Das neue Experiment wurde mit dem Titel "Distraction in the Dark" durchgeführt. Die grundlegende Fragestellung war, ob eine Person auch ohne Lenkung und Vorbestimmungen gewalttätig sein würde oder nicht. In einem ersten Schritt führten Stevens und Bartels eine Persönlichkeitsevaluation einiger Testpersonen durch. Anschließend wurden die vier Testpersonen, die die höchsten Werte in den moralischen Kategorien (zum Beispiel Ehrlichkeit oder Verständnis), aufwiesen, in einen Raum geführt. Dieser war komplett schwarz und in der Mitte befand sich ein Puzzle. Gemeinsam sollten sie das Puzzle im Dunkeln lösen. Eine Variable gab es jedoch: Ihnen wurde mitgeteilt, es gäbe ein anderes Team in einem anderen Raum, das dieselbe Aufgabe habe. Durch einen Knopf, der ein störendes Summen von sich gab, könne man das Team jedoch absichtlich stören. An einem Drehknopf konnte die Stärke des Geräusches bis in ein unerträgliches Niveau gesteigert werden. Anschließend wurden die Personen alleine gelassen und es wurde beobachtet, inwieweit sie die Möglichkeit nutzten, das "andere Team" abzulenken und Macht auszuüben.
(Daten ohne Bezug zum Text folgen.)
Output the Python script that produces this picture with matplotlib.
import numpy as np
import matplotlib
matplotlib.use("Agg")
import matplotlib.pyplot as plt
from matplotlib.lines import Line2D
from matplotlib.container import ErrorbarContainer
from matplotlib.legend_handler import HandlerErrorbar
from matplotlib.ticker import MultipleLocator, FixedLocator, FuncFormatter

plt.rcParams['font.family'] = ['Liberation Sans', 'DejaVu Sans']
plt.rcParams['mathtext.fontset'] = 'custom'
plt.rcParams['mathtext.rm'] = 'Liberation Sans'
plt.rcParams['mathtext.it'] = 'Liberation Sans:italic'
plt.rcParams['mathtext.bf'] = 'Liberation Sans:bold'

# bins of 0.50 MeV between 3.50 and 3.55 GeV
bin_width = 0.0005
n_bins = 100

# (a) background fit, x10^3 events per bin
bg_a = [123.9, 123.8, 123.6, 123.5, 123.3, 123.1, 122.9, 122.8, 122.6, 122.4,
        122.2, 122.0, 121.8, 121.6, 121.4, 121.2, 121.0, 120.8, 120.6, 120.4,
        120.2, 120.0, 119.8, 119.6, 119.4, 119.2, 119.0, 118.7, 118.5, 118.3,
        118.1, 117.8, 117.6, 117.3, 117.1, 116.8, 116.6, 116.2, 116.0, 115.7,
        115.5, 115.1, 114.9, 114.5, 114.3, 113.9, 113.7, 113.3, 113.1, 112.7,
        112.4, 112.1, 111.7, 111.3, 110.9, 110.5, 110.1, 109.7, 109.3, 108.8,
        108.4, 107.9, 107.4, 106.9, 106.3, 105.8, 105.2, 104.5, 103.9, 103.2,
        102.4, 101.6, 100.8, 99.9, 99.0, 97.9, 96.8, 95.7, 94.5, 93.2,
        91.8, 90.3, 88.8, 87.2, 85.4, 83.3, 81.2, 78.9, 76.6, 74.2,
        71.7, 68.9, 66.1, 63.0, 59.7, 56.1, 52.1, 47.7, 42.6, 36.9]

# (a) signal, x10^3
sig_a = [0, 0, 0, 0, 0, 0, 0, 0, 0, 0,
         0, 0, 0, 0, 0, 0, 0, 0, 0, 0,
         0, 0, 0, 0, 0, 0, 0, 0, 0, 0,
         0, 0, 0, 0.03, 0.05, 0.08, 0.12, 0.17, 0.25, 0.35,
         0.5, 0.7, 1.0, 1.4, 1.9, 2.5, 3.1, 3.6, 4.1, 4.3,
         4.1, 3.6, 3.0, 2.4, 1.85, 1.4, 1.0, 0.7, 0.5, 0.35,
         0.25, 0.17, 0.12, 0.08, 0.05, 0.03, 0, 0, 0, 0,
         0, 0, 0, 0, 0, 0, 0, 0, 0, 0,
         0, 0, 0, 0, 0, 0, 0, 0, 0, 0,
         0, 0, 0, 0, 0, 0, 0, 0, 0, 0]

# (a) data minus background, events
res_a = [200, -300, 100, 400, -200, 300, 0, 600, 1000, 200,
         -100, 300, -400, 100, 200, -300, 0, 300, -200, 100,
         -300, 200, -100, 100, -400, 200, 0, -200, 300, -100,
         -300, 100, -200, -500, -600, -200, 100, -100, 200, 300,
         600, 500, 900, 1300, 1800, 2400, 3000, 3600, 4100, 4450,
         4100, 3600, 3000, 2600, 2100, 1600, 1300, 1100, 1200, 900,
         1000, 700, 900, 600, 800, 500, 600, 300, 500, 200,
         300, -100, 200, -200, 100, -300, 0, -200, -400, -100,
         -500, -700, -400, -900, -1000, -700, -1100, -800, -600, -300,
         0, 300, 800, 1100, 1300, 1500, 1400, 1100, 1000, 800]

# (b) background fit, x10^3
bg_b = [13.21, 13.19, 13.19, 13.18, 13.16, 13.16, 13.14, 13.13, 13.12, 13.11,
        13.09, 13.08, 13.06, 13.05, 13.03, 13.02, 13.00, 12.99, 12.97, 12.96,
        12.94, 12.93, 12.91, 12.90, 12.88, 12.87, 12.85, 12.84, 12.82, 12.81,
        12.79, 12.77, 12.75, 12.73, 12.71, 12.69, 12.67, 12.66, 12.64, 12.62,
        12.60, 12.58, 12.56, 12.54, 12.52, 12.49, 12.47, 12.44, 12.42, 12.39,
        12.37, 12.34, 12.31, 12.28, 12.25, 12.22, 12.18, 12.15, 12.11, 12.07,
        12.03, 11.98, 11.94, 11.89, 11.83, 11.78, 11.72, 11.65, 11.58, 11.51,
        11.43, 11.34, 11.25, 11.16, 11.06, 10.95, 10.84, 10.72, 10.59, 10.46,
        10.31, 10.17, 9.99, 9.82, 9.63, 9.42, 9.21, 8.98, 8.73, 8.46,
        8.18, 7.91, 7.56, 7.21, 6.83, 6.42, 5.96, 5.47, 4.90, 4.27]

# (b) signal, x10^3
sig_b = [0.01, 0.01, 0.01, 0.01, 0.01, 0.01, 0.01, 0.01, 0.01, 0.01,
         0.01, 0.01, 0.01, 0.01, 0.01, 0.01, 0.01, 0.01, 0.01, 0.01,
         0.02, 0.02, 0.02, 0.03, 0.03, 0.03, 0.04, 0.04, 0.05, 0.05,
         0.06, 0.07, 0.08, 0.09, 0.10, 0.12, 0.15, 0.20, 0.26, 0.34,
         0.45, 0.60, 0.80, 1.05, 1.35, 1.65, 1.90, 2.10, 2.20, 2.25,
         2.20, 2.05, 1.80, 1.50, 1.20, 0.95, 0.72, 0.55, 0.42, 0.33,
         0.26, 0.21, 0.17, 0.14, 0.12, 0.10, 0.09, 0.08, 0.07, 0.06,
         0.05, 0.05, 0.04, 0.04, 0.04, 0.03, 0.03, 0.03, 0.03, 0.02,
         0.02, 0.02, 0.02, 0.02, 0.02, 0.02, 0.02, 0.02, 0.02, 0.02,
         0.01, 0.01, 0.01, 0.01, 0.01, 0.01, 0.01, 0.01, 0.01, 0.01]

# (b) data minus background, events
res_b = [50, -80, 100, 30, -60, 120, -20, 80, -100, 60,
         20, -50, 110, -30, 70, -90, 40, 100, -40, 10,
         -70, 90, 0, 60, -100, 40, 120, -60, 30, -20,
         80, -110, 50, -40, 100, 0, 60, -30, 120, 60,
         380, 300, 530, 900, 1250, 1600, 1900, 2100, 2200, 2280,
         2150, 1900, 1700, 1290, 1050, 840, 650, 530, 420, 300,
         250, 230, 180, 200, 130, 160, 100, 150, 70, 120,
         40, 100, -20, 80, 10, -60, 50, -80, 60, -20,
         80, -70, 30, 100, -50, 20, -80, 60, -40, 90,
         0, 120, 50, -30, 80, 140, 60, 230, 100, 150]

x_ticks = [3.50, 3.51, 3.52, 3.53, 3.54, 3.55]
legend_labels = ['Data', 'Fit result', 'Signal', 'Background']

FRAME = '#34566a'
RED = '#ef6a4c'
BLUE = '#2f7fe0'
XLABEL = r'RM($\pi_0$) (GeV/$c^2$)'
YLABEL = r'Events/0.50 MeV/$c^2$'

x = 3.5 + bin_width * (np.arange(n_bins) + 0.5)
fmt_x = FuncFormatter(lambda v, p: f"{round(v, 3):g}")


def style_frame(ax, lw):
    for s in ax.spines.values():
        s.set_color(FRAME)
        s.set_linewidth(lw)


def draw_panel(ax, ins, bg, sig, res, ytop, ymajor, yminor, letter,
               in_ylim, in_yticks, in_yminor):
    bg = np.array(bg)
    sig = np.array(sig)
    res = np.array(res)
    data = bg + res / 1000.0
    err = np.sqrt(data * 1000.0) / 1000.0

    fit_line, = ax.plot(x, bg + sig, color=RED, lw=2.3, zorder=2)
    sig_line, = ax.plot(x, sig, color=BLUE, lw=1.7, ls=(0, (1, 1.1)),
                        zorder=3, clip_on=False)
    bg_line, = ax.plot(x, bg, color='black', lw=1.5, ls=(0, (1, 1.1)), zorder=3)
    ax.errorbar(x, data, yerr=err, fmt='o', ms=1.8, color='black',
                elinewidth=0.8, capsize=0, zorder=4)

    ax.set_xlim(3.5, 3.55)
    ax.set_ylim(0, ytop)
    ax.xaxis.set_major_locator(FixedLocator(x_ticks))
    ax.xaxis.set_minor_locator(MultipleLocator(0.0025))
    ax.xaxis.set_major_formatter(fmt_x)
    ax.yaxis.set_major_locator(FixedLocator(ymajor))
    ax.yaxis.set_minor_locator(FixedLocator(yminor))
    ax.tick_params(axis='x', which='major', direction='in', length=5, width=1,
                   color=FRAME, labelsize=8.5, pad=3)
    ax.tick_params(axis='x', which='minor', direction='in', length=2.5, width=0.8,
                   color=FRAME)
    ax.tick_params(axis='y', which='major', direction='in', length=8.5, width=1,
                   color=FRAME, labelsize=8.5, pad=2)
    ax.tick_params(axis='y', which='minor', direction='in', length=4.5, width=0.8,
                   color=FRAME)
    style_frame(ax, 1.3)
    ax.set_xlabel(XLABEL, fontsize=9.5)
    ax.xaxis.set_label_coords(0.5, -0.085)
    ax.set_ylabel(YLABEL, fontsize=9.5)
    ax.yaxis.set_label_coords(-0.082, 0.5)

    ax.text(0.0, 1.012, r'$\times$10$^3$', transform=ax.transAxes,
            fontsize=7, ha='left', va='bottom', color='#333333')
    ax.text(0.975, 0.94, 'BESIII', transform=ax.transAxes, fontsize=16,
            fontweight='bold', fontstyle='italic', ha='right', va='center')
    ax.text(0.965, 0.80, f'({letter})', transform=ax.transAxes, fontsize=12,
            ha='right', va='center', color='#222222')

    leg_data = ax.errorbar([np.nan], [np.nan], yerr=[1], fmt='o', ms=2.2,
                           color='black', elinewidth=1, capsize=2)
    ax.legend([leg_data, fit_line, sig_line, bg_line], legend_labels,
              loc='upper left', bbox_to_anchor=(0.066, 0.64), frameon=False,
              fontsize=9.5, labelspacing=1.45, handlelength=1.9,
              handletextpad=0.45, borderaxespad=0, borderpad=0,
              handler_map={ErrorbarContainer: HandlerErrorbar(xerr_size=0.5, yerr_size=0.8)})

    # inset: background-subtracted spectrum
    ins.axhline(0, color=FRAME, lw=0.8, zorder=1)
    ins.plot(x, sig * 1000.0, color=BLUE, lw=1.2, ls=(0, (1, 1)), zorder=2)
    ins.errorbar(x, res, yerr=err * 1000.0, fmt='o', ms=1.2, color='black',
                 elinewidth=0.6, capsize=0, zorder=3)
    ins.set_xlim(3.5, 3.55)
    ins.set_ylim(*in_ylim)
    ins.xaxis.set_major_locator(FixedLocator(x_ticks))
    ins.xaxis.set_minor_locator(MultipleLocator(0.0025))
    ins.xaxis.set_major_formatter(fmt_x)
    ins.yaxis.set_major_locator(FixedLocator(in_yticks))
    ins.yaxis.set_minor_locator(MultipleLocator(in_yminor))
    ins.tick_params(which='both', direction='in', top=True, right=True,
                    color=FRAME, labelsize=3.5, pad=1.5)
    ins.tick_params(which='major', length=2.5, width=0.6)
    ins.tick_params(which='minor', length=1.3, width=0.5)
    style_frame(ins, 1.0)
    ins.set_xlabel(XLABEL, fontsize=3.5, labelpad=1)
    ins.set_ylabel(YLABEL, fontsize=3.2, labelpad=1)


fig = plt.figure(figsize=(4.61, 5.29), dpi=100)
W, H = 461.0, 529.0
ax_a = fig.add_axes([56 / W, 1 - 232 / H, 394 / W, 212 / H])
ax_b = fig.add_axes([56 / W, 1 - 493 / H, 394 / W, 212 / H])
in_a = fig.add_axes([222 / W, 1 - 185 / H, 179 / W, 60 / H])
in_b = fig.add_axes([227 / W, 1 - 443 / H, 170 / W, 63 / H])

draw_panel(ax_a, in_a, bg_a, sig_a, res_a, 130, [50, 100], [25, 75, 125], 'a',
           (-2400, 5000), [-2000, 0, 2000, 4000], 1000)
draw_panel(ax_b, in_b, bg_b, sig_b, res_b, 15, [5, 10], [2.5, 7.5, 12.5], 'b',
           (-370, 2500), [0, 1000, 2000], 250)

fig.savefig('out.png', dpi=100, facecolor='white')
Ergebnisse könnte nicht generalisiert werden

Im Unterschied zu dem Stanford-Prison-Experiment gab es keine Forderungen an das Verhalten der Personen, die sie erfüllen sollten. Die Ergebnisse waren faszinierend: Obwohl die drei Kernelemente des Stanford-Prison-Experimentes beibehalten wurden, waren die Resultate abweichend. Alle Testpersonen verhielten sich entsprechend ihrer Persönlichkeit und nutzten die Möglichkeit, andere zum eigenen Vorteil zu stören oder Macht auszuüben, nicht oder nur in einem sehr geringen Ausmaß aus. Es schien für jeden eine moralische Grenze zu geben, die sie nicht überschritten und auch nicht überschreiten wollten.  Für Steven sowie viele andere Psychologen zeigt das, dass die Forderungen an die Testpersonen des Standford Experimentes deren gewalttätige Entwicklung prädestinierte.

Auch Thibault LeTexier ist ein bekannter Kritiker: Er statuierte in seinem Werk zum Stanford-Prison-Experiment, dass die Wärter sehr wohl darüber informiert gewesen seien, wie sie sich zu verhalten hatten. Von einem improvisierten Handeln dürfe laut ihm keine Rede sein. Auch der grundsätzliche Aufbau des Experimentes sei nach seinen Aussagen dafür verantwortlich, dass die Ergebnisse nicht generalisiert werden können.

Weit diskutiert ist auch heute noch, wie ethisch das Experiment einzustufen ist und inwiefern es als Paradebeispiel für die menschliche Entwicklung unter bestimmten Voraussetzungen gelten kann. Sowohl die Methodik als auch die Ergebnisse werden auch heute noch in der Psychologie sehr kontrovers diskutiert. Dennoch hat das Experiment für große Auswirkungen und zahlreiche Denkanregungen in der Psychologie gesorgt: Das Potenzial der Menschen, gut oder böse zu handeln, wurde als abhängig von dem sozialen Umfeld erkannt. Dessen sollten sich Menschen im Allgemeinen bewusst sein und versuchen, diese Faktoren zu lenken und, so weit wie möglich, zu vermeiden beziehungsweise zu verändern.